In it, teenage daughter Kim (Maggie Grace) of retired CIA operative Bryan Mills (Liam Neeson) fortunately heeds her dad's warning and picks up her ringing phone after arriving at a Paris hotel suite. She does so, just as Albanian bad guys enter to kidnap her and her traveling companion Amanda (Katie Cassidy) for sale into white slavery.
Overhearing the sounds of the abduction, Bryan jumps into action to rescue his dear daughter. Using "the very particular skills" known only to the likes of James Bond, Bryan arrives in Paris, then uses fists, knives, guns, electric shock and his considerable wiles to barnstorm his way to the salvation of his daughter.
Though struggling to disguise his Irish brogue, Neeson makes a fine American super spy with a soul, who seizes the tragic opportunity to make good on his absenteeism during his active espionage years.

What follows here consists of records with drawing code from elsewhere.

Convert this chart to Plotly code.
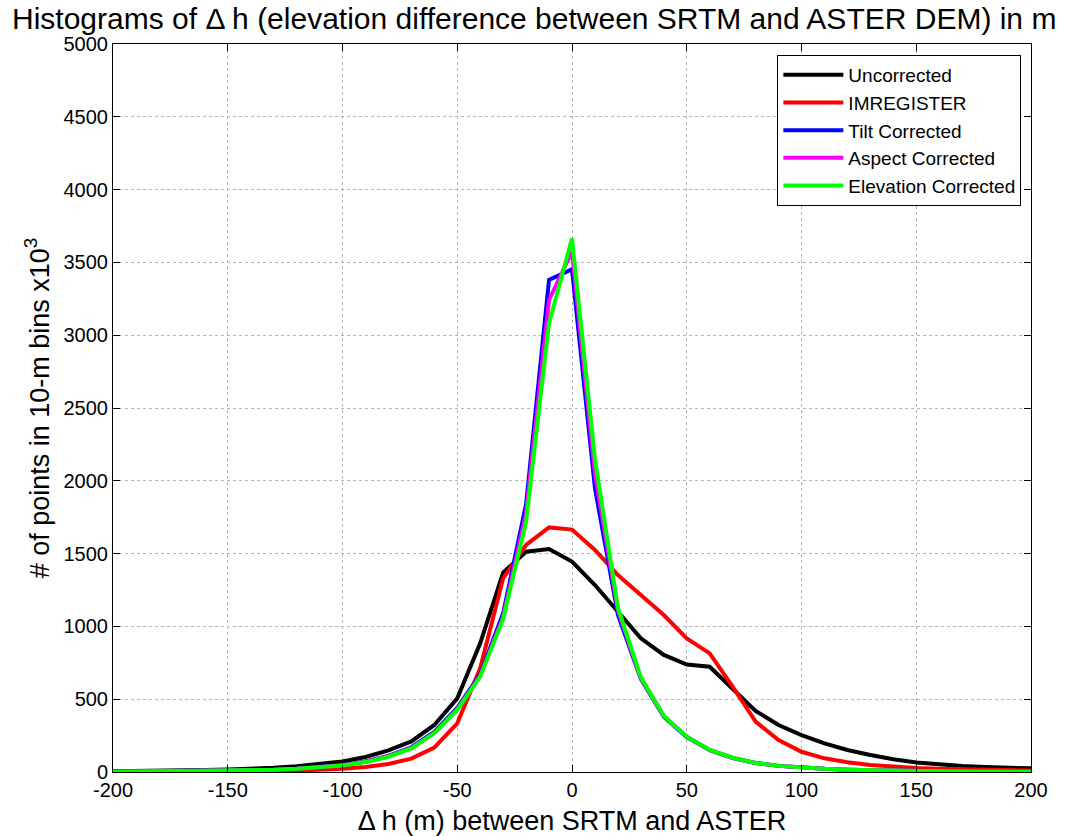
import plotly.graph_objects as go

dh = list(range(-200, 201, 10))

uncorrected = [5, 6, 8, 10, 13, 17, 22, 29, 40, 53, 72, 103, 148, 210, 323, 506, 884, 1370,
               1513, 1532, 1445, 1284, 1101, 918, 804, 738, 723, 575, 420, 323, 254, 197,
               151, 117, 88, 66, 52, 42, 35, 30, 25]
imregister = [1, 1, 2, 2, 3, 4, 5, 7, 9, 14, 22, 35, 55, 92, 168, 334, 712, 1330,
              1559, 1680, 1665, 1525, 1353, 1216, 1078, 918, 815, 586, 346, 220, 139, 94,
              67, 48, 36, 28, 22, 18, 15, 12, 10]
tilt = [2, 3, 4, 5, 7, 9, 12, 16, 22, 32, 48, 72, 110, 170, 275, 440, 670, 1090,
        1840, 3380, 3453, 1950, 1080, 640, 380, 240, 150, 95, 62, 42, 30, 22,
        16, 12, 9, 7, 5, 4, 3, 3, 2]
aspect = [2, 3, 4, 5, 7, 9, 12, 16, 22, 31, 46, 70, 108, 165, 268, 432, 660, 1065,
          1780, 3242, 3574, 2050, 1110, 645, 385, 243, 152, 97, 62, 42, 30, 22,
          16, 12, 9, 7, 5, 4, 3, 3, 2]
elevation = [2, 3, 4, 5, 7, 9, 12, 16, 22, 31, 45, 68, 105, 162, 266, 426, 655, 1050,
             1720, 3082, 3665, 2150, 1130, 650, 385, 243, 152, 98, 62, 42, 30, 22,
             16, 12, 9, 7, 5, 4, 3, 3, 2]

series = [
    ("Uncorrected", uncorrected, "#000000"),
    ("IMREGISTER", imregister, "#ff0000"),
    ("Tilt Corrected", tilt, "#0000ff"),
    ("Aspect Corrected", aspect, "#ff00ff"),
    ("Elevation Corrected", elevation, "#00ff00"),
]

x_ticks = list(range(-200, 201, 50))
y_ticks = list(range(0, 5001, 500))

fig = go.Figure()
for name, vals, color in series:
    fig.add_trace(go.Scatter(x=dh, y=vals, mode="lines", name=name,
                             line=dict(color=color, width=4)))

axis_common = dict(
    showgrid=True, gridcolor="#b4b4b4", griddash="dot", gridwidth=1,
    showline=True, linecolor="#000000", linewidth=1, mirror="ticks",
    ticks="inside", ticklen=7, tickcolor="#000000", zeroline=False,
    tickfont=dict(family="Liberation Sans, Arial, sans-serif", size=20, color="#000000"),
)

fig.update_layout(
    width=1073, height=836,
    margin=dict(l=113, r=42, t=44, b=64),
    paper_bgcolor="white", plot_bgcolor="white",
    font=dict(family="Liberation Sans, Arial, sans-serif", color="#000000"),
    title=dict(text="Histograms of \u0394 h (elevation difference between SRTM and ASTER DEM) in m",
               x=12/1073, xanchor="left", xref="container", y=0.991, yanchor="top", yref="container",
               font=dict(size=30, color="#000000")),
    xaxis=dict(range=[-200, 200], tickvals=x_ticks, ticktext=[str(v) for v in x_ticks],
               automargin=False,
               title=dict(text="\u0394 h (m) between SRTM and ASTER", font=dict(size=27), standoff=13),
               **axis_common),
    yaxis=dict(range=[0, 5000], tickvals=y_ticks, ticktext=[str(v) for v in y_ticks],
               automargin=False,
               title=dict(text="# of points in 10-m bins x10<sup>3</sup>", font=dict(size=27), standoff=6),
               **axis_common),
    legend=dict(x=0.9895, y=0.985, xanchor="right", yanchor="top",
                bgcolor="white", bordercolor="#000000", borderwidth=1,
                font=dict(size=19, color="#000000"), tracegroupgap=0, itemwidth=60),
    showlegend=True,
)

fig.write_html("out.html")
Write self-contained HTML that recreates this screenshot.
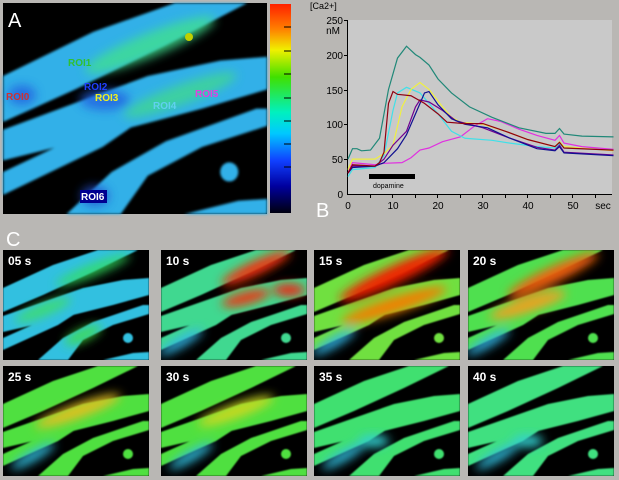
<!DOCTYPE html>
<html><head><meta charset="utf-8"><style>
html,body{margin:0;padding:0;background:#b9b7b4;}
body{width:619px;height:480px;position:relative;overflow:hidden;font-family:"Liberation Sans",sans-serif;}
svg{position:absolute;left:0;top:0;}
</style></head><body>
<svg width="619" height="480" viewBox="0 0 619 480">
<defs>
<filter id="b" x="-20%" y="-20%" width="140%" height="140%"><feGaussianBlur stdDeviation="5"/></filter>
<filter id="s" x="-5%" y="-5%" width="110%" height="110%"><feGaussianBlur stdDeviation="0.7"/></filter>
<linearGradient id="cb" x1="0" y1="0" x2="0" y2="1">
<stop offset="0" stop-color="#ff2000"/><stop offset="0.12" stop-color="#ff8000"/><stop offset="0.22" stop-color="#f0f000"/>
<stop offset="0.35" stop-color="#40e000"/><stop offset="0.52" stop-color="#00f0c0"/><stop offset="0.62" stop-color="#00c8ff"/>
<stop offset="0.75" stop-color="#1040ff"/><stop offset="0.87" stop-color="#0000a0"/><stop offset="1" stop-color="#000010"/>
</linearGradient>
<clipPath id="fc"><rect width="146" height="110"/></clipPath>
<g id="shapes">
<polygon points="0,38 50,15 95,0 135,0 90,22 40,45 0,62"/>
<polygon points="0,66 40,52 80,38 120,30 146,28 146,45 110,55 70,65 30,75 0,82"/>
<polygon points="0,88 45,68 75,62 55,75 0,100"/>
<polygon points="35,110 60,88 90,72 140,55 146,55 146,64 110,75 80,90 65,110"/>
<polygon points="100,110 130,103 146,102 146,110"/>
<circle cx="125" cy="88" r="5"/>
</g>
</defs>

<!-- Panel A -->
<rect x="3" y="3" width="264" height="211" fill="#000"/>
<g transform="translate(3,3) scale(1.81,1.92)" filter="url(#s)">
<use href="#shapes" fill="#30b0e8"/>
</g>
<g filter="url(#b)" opacity="0.8">
<ellipse cx="150" cy="45" rx="70" ry="12" transform="rotate(-22 150 45)" fill="#40e090"/>
<ellipse cx="180" cy="95" rx="60" ry="10" transform="rotate(-20 180 95)" fill="#40d890"/>
<ellipse cx="105" cy="100" rx="25" ry="10" fill="#2060e0"/>
<ellipse cx="22" cy="95" rx="14" ry="10" fill="#2060e0"/>
<ellipse cx="95" cy="196" rx="14" ry="10" fill="#2050d0"/>
</g>
<circle cx="189" cy="37" r="4" fill="#c0d000"/>
<text x="8" y="27" font-size="20" fill="#fff">A</text>
<g font-size="10" font-weight="bold">
<text x="6" y="100" fill="#d03030">ROI0</text>
<text x="68" y="66" fill="#30c030">ROI1</text>
<text x="84" y="90" fill="#2040ff">ROI2</text>
<text x="95" y="101" fill="#f0f020">ROI3</text>
<text x="153" y="109" fill="#60d0f0">ROI4</text>
<text x="195" y="97" fill="#e040e0">ROI5</text>
<rect x="80" y="190" width="27" height="13" fill="#000090"/>
<text x="81" y="200" fill="#fff">ROI6</text>
</g>
<rect x="270" y="4" width="21" height="209" fill="url(#cb)"/>
<g stroke="#000" stroke-width="1">
<line x1="284" y1="27" x2="291" y2="27"/><line x1="284" y1="51" x2="291" y2="51"/><line x1="284" y1="74" x2="291" y2="74"/>
<line x1="284" y1="98" x2="291" y2="98"/><line x1="284" y1="121" x2="291" y2="121"/><line x1="284" y1="144" x2="291" y2="144"/>
<line x1="284" y1="167" x2="291" y2="167"/>
</g>

<!-- Panel B -->
<rect x="348" y="20" width="264" height="174" fill="#c9c9c9"/>
<g stroke="#000" stroke-width="1" fill="none">
<line x1="347.5" y1="20" x2="347.5" y2="195"/><line x1="347" y1="194.5" x2="612" y2="194.5"/>
<line x1="344" y1="20.5" x2="348" y2="20.5"/><line x1="344" y1="55.5" x2="348" y2="55.5"/><line x1="344" y1="90.5" x2="348" y2="90.5"/>
<line x1="344" y1="124.5" x2="348" y2="124.5"/><line x1="344" y1="159.5" x2="348" y2="159.5"/>
<line x1="370.5" y1="194" x2="370.5" y2="198"/><line x1="392.5" y1="194" x2="392.5" y2="198"/><line x1="415.5" y1="194" x2="415.5" y2="198"/>
<line x1="437.5" y1="194" x2="437.5" y2="198"/><line x1="460.5" y1="194" x2="460.5" y2="198"/><line x1="482.5" y1="194" x2="482.5" y2="198"/>
<line x1="505.5" y1="194" x2="505.5" y2="198"/><line x1="527.5" y1="194" x2="527.5" y2="198"/><line x1="550.5" y1="194" x2="550.5" y2="198"/>
<line x1="572.5" y1="194" x2="572.5" y2="198"/><line x1="595.5" y1="194" x2="595.5" y2="198"/>
</g>
<g font-size="10" fill="#000" text-anchor="end">
<text x="343" y="24">250</text><text x="340" y="34">nM</text>
<text x="343" y="59">200</text><text x="343" y="94">150</text><text x="343" y="128">100</text>
<text x="343" y="163">50</text><text x="343" y="198">0</text>
</g>
<text x="310" y="9" font-size="9">[Ca2+]</text>
<g font-size="10" text-anchor="middle">
<text x="348" y="209">0</text><text x="393" y="209">10</text><text x="438" y="209">20</text>
<text x="483" y="209">30</text><text x="528" y="209">40</text><text x="573" y="209">50</text>
<text x="603" y="209">sec</text>
</g>
<text x="316" y="217" font-size="20" fill="#fff">B</text>
<rect x="369" y="174" width="46" height="5" fill="#000"/>
<text x="373" y="188" font-size="7">dopamine</text>
<g transform="translate(348,194) scale(4.5,-0.697)" fill="none" stroke-width="1.2">
<polyline vector-effect="non-scaling-stroke" stroke="#e030e0" points="0,30 1,45 6,42 8,44 12,45 14,52 16,63 18,66 21,75 25,82 28,97 31,108 34,104 38,93 42,84 46,77 47,84 48,73 52,68 59,64"/>
<polyline vector-effect="non-scaling-stroke" stroke="#40e0e8" points="0,25 1,35 6,38 8,55 10,120 11,145 13,153 16,145 20,115 23,90 26,80 32,77 36,73 42,68 46,66 47,72 48,66 59,63"/>
<polyline vector-effect="non-scaling-stroke" stroke="#f0f040" points="0,35 1,50 6,50 8,58 10,70 12,125 14,150 16,160 18,150 21,125 23,110 25,103 30,100 35,90 40,78 46,68 47,75 48,68 59,62"/>
<polyline vector-effect="non-scaling-stroke" stroke="#700090" points="0,30 1,40 6,40 8,50 10,70 13,90 15,125 16,135 18,132 21,120 24,105 30,95 36,80 42,67 46,63 47,70 48,60 59,56"/>
<polyline vector-effect="non-scaling-stroke" stroke="#101090" points="0,30 1,38 6,40 8,45 11,65 13,85 15,115 17,145 18,147 20,128 23,108 26,100 31,95 36,80 42,65 46,62 47,68 48,59 59,55"/>
<polyline vector-effect="non-scaling-stroke" stroke="#900010" points="0,30 1,42 6,40 7,45 8,60 9,130 10,147 11,143 14,141 17,130 20,115 22,103 26,101 30,101 35,90 40,78 46,68 47,74 48,66 59,63"/>
<polyline vector-effect="non-scaling-stroke" stroke="#208878" points="0,50 1,65 2,65 3,62 5,63 7,80 9,150 11,195 13,212 15,200 16,196 18,185 20,165 23,145 27,125 32,110 38,95 44,87 46,87 47,94 48,86 52,83 59,82"/>
</g>

<text x="6" y="246" font-size="20" fill="#fff">C</text>

<!-- Frames -->
<g transform="translate(3,250)" clip-path="url(#fc)"><rect width="146" height="110"/><use href="#shapes" fill="#30c0e0" filter="url(#s)"/>
<g filter="url(#b)" opacity="0.85"><ellipse cx="90" cy="20" rx="40" ry="6" transform="rotate(-22 90 20)" fill="#30e060"/><ellipse cx="40" cy="60" rx="30" ry="6" transform="rotate(-22 40 60)" fill="#40e060"/><ellipse cx="80" cy="85" rx="20" ry="6" transform="rotate(-25 80 85)" fill="#40e040"/></g>
<text x="5" y="15" font-size="12" font-weight="bold" fill="#fff">05 s</text></g>

<g transform="translate(161,250)" clip-path="url(#fc)"><rect width="146" height="110"/><use href="#shapes" fill="#40d890" filter="url(#s)"/>
<g filter="url(#b)"><ellipse cx="95" cy="18" rx="38" ry="7" transform="rotate(-25 95 18)" fill="#f03010"/><ellipse cx="85" cy="48" rx="25" ry="6" transform="rotate(-15 85 48)" fill="#f03010"/><ellipse cx="128" cy="40" rx="16" ry="6" fill="#f02010"/><ellipse cx="20" cy="92" rx="25" ry="5" transform="rotate(-30 20 92)" fill="#30b8e8"/></g>
<text x="5" y="15" font-size="12" font-weight="bold" fill="#fff">10 s</text></g>

<g transform="translate(314,250)" clip-path="url(#fc)"><rect width="146" height="110"/><use href="#shapes" fill="#70e040" filter="url(#s)"/>
<g filter="url(#b)"><ellipse cx="80" cy="25" rx="60" ry="9" transform="rotate(-25 80 25)" fill="#f02000"/><ellipse cx="80" cy="55" rx="55" ry="8" transform="rotate(-18 80 55)" fill="#f08000"/><ellipse cx="20" cy="92" rx="25" ry="5" transform="rotate(-30 20 92)" fill="#30b8e8"/></g>
<text x="5" y="15" font-size="12" font-weight="bold" fill="#fff">15 s</text></g>

<g transform="translate(468,250)" clip-path="url(#fc)"><rect width="146" height="110"/><use href="#shapes" fill="#50e050" filter="url(#s)"/>
<g filter="url(#b)"><ellipse cx="85" cy="25" rx="50" ry="8" transform="rotate(-25 85 25)" fill="#f06010"/><ellipse cx="60" cy="55" rx="40" ry="7" transform="rotate(-18 60 55)" fill="#f0a020"/><ellipse cx="20" cy="92" rx="25" ry="5" transform="rotate(-30 20 92)" fill="#30b8e8"/></g>
<text x="5" y="15" font-size="12" font-weight="bold" fill="#fff">20 s</text></g>

<g transform="translate(3,366)" clip-path="url(#fc)"><rect width="146" height="110"/><use href="#shapes" fill="#50e040" filter="url(#s)"/>
<g filter="url(#b)"><ellipse cx="75" cy="45" rx="45" ry="7" transform="rotate(-20 75 45)" fill="#e0c020"/><ellipse cx="30" cy="90" rx="25" ry="5" transform="rotate(-30 30 90)" fill="#30c0e0"/></g>
<text x="5" y="15" font-size="12" font-weight="bold" fill="#fff">25 s</text></g>

<g transform="translate(161,366)" clip-path="url(#fc)"><rect width="146" height="110"/><use href="#shapes" fill="#50e040" filter="url(#s)"/>
<g filter="url(#b)"><ellipse cx="75" cy="45" rx="40" ry="7" transform="rotate(-20 75 45)" fill="#c8d820"/><ellipse cx="30" cy="90" rx="25" ry="5" transform="rotate(-30 30 90)" fill="#30c0e0"/></g>
<text x="5" y="15" font-size="12" font-weight="bold" fill="#fff">30 s</text></g>

<g transform="translate(314,366)" clip-path="url(#fc)"><rect width="146" height="110"/><use href="#shapes" fill="#40e070" filter="url(#s)"/>
<g filter="url(#b)"><ellipse cx="30" cy="90" rx="25" ry="5" transform="rotate(-30 30 90)" fill="#30c0e0"/><ellipse cx="60" cy="75" rx="15" ry="6" fill="#30d0d0"/></g>
<text x="5" y="15" font-size="12" font-weight="bold" fill="#fff">35 s</text></g>

<g transform="translate(468,366)" clip-path="url(#fc)"><rect width="146" height="110"/><use href="#shapes" fill="#40e080" filter="url(#s)"/>
<g filter="url(#b)"><ellipse cx="30" cy="90" rx="25" ry="5" transform="rotate(-30 30 90)" fill="#30c0e0"/><ellipse cx="60" cy="75" rx="15" ry="6" fill="#30d0d0"/></g>
<text x="5" y="15" font-size="12" font-weight="bold" fill="#fff">40 s</text></g>
</svg>
</body></html>
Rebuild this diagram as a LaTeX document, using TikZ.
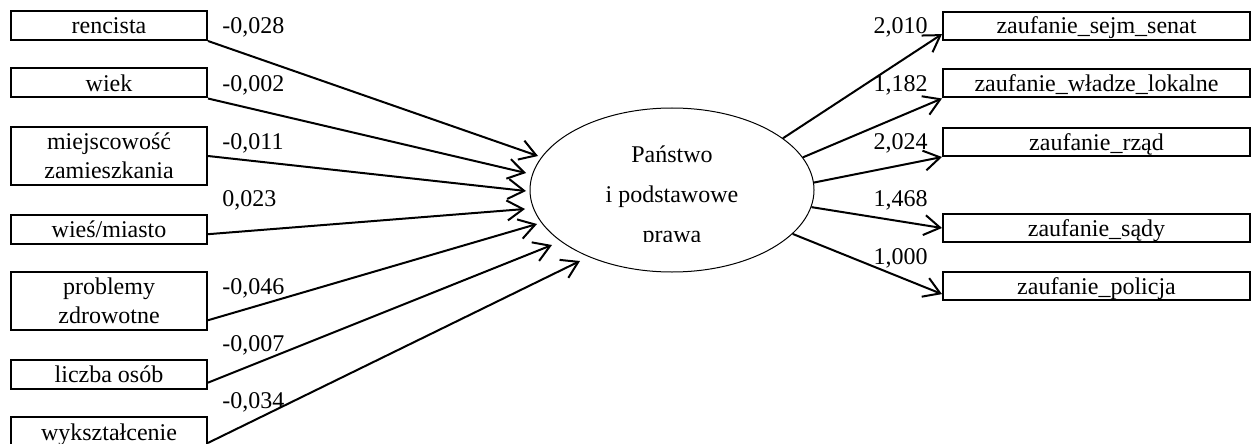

Early in the film, we learn that he is a divorced dad, whose daughter is overwhelmed by opulent gifts from the rich husband of her mother, Lenore (Famke Janssen).
Producer and co-writer Luc Besson has been in the missing-person puzzle previously with the thriller, "Tell No One," which features a superior plottwisting story. What "Taken" has is Neeson, cutting his chops as a charismatic action hero.
Dads, take your daughters to "Taken." While you may not be James Bond, at least you could scare them into staying in touch.